MATERIAL FOR THE TASK:
:::::

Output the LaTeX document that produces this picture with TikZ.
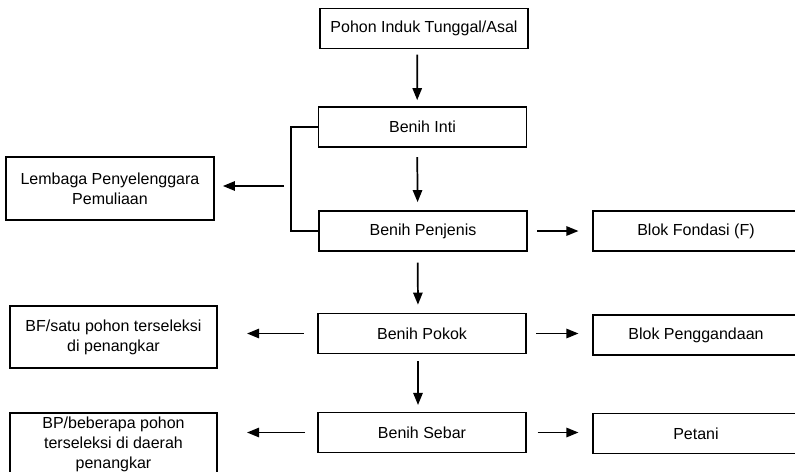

:::::

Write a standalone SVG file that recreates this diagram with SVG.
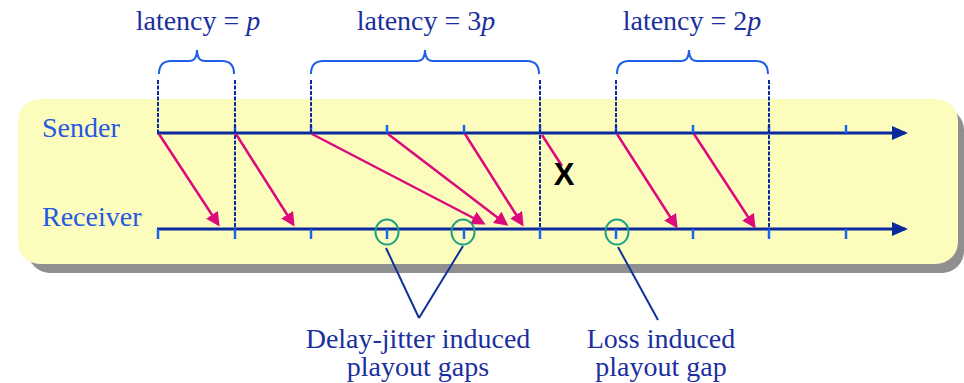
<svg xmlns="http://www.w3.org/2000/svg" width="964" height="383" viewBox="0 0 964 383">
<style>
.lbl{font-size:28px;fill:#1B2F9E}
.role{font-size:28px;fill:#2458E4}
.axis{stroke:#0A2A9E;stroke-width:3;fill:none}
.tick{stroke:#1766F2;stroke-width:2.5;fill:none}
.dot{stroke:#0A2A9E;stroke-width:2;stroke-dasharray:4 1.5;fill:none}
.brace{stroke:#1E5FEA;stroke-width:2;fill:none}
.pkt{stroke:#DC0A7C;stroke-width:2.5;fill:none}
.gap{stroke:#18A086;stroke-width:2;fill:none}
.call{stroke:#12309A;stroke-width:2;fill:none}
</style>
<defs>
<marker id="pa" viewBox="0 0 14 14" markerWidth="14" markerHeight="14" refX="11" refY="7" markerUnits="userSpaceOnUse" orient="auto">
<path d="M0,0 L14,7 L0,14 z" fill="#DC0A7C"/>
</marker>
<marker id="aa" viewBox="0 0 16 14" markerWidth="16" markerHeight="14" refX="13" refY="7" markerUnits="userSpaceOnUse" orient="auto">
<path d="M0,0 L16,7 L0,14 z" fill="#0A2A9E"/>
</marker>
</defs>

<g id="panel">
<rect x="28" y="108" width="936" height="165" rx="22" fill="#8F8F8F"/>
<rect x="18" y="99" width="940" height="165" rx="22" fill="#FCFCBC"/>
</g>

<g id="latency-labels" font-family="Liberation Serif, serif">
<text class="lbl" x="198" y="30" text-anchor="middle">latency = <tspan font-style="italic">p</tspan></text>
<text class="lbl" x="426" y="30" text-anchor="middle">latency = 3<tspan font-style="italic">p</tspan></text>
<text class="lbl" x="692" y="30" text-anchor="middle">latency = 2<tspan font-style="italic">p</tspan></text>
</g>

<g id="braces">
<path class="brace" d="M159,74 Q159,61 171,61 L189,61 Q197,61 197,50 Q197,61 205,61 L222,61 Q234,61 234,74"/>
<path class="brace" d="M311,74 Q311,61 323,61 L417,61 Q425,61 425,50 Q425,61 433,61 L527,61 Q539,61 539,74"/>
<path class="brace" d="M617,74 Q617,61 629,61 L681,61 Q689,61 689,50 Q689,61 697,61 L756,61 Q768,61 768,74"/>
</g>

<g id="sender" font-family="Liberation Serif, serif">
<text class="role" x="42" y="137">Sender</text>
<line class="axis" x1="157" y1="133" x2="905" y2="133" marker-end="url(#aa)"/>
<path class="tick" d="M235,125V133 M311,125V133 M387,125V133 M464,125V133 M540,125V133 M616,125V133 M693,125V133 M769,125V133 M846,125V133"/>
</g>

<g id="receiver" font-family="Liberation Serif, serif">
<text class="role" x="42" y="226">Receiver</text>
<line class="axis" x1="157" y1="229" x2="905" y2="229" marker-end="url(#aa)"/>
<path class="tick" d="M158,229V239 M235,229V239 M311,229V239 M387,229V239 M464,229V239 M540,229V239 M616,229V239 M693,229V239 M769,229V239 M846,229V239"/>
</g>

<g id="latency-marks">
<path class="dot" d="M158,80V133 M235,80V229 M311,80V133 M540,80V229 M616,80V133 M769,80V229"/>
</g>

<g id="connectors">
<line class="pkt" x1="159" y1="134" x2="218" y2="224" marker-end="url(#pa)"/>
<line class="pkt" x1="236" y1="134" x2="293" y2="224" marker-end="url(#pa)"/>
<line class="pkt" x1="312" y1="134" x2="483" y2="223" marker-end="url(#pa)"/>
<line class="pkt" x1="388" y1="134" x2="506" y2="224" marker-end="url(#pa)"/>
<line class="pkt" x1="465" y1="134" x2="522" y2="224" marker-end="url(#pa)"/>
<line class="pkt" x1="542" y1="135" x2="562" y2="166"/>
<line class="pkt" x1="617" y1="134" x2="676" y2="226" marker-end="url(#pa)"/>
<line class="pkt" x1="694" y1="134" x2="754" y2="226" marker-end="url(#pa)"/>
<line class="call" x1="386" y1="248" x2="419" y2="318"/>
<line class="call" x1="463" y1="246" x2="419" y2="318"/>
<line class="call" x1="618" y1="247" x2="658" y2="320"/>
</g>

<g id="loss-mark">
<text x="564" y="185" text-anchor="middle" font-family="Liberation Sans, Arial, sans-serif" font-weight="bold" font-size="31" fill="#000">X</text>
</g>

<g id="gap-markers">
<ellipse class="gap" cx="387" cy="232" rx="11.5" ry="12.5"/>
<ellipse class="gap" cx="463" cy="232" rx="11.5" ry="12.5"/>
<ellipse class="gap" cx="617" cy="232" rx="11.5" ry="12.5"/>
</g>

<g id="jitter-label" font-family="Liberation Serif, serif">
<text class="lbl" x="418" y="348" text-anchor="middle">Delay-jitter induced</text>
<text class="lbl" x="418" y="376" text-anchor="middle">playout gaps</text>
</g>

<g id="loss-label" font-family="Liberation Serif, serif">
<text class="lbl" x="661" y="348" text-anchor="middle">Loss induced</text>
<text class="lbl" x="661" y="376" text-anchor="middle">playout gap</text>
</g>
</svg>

:::::

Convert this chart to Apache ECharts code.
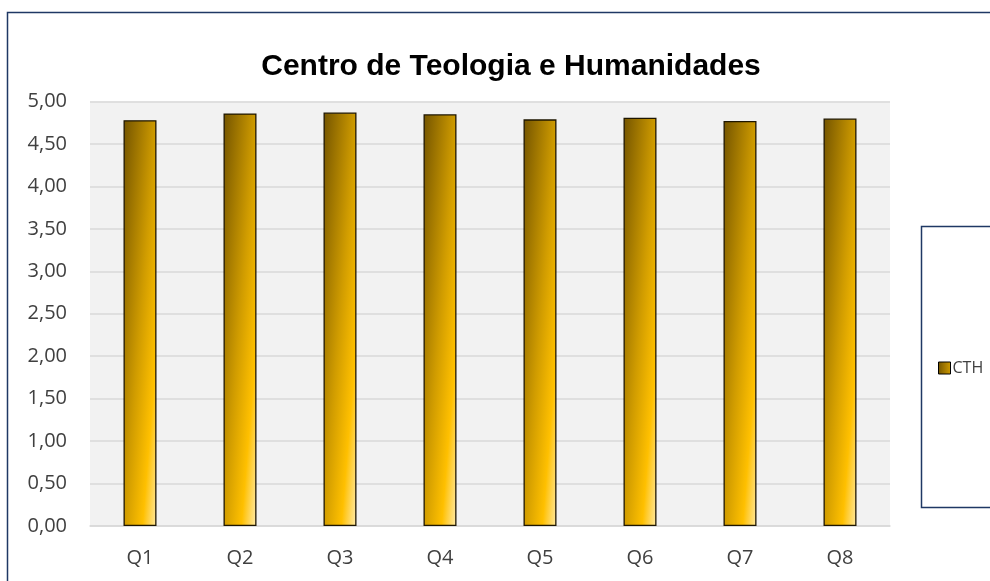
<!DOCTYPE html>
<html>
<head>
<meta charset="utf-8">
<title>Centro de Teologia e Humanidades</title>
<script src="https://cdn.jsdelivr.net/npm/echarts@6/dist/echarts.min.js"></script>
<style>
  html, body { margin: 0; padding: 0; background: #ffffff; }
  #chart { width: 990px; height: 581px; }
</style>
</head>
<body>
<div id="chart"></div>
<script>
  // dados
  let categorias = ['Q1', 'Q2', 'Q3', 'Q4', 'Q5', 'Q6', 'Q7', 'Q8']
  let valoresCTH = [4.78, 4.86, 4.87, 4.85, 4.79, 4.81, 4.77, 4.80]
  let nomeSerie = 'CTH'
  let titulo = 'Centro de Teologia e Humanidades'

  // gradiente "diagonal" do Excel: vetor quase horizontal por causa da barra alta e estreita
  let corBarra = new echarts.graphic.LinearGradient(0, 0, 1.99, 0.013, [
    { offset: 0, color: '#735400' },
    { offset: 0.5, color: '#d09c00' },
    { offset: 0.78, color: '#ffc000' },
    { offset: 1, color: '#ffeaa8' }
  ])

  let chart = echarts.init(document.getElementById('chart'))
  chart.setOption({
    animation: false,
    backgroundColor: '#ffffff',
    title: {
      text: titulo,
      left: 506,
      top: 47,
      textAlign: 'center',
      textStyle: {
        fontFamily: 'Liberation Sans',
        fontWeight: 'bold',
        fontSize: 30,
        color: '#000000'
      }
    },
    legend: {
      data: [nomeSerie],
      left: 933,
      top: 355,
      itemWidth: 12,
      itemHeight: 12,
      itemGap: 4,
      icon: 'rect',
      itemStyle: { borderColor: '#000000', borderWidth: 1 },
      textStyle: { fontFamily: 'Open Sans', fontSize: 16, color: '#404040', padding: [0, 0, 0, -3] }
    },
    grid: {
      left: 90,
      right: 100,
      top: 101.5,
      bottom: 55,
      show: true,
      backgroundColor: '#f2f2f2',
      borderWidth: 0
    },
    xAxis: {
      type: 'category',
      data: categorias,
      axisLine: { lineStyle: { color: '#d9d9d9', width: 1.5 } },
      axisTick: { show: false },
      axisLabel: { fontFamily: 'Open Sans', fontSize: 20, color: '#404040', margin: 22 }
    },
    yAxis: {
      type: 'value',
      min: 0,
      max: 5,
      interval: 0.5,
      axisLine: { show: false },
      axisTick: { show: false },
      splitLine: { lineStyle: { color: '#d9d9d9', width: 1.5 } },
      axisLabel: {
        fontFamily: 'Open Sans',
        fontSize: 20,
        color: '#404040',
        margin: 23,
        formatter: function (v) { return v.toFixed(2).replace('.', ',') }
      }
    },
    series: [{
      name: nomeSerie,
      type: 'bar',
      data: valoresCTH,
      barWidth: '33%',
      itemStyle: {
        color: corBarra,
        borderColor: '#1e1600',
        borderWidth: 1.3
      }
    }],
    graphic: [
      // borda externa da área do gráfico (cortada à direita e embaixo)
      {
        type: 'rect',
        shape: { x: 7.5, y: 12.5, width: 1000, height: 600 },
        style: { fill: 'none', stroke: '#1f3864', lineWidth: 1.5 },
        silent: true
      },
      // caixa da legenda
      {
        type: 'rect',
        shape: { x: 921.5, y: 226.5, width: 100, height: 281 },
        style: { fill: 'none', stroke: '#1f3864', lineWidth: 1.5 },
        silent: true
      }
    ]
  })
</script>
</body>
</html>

:::::

Return every line above that contains the word "document".

Output the LaTeX document that produces this picture with TikZ.
  let chart = echarts.init(document.getElementById('chart'))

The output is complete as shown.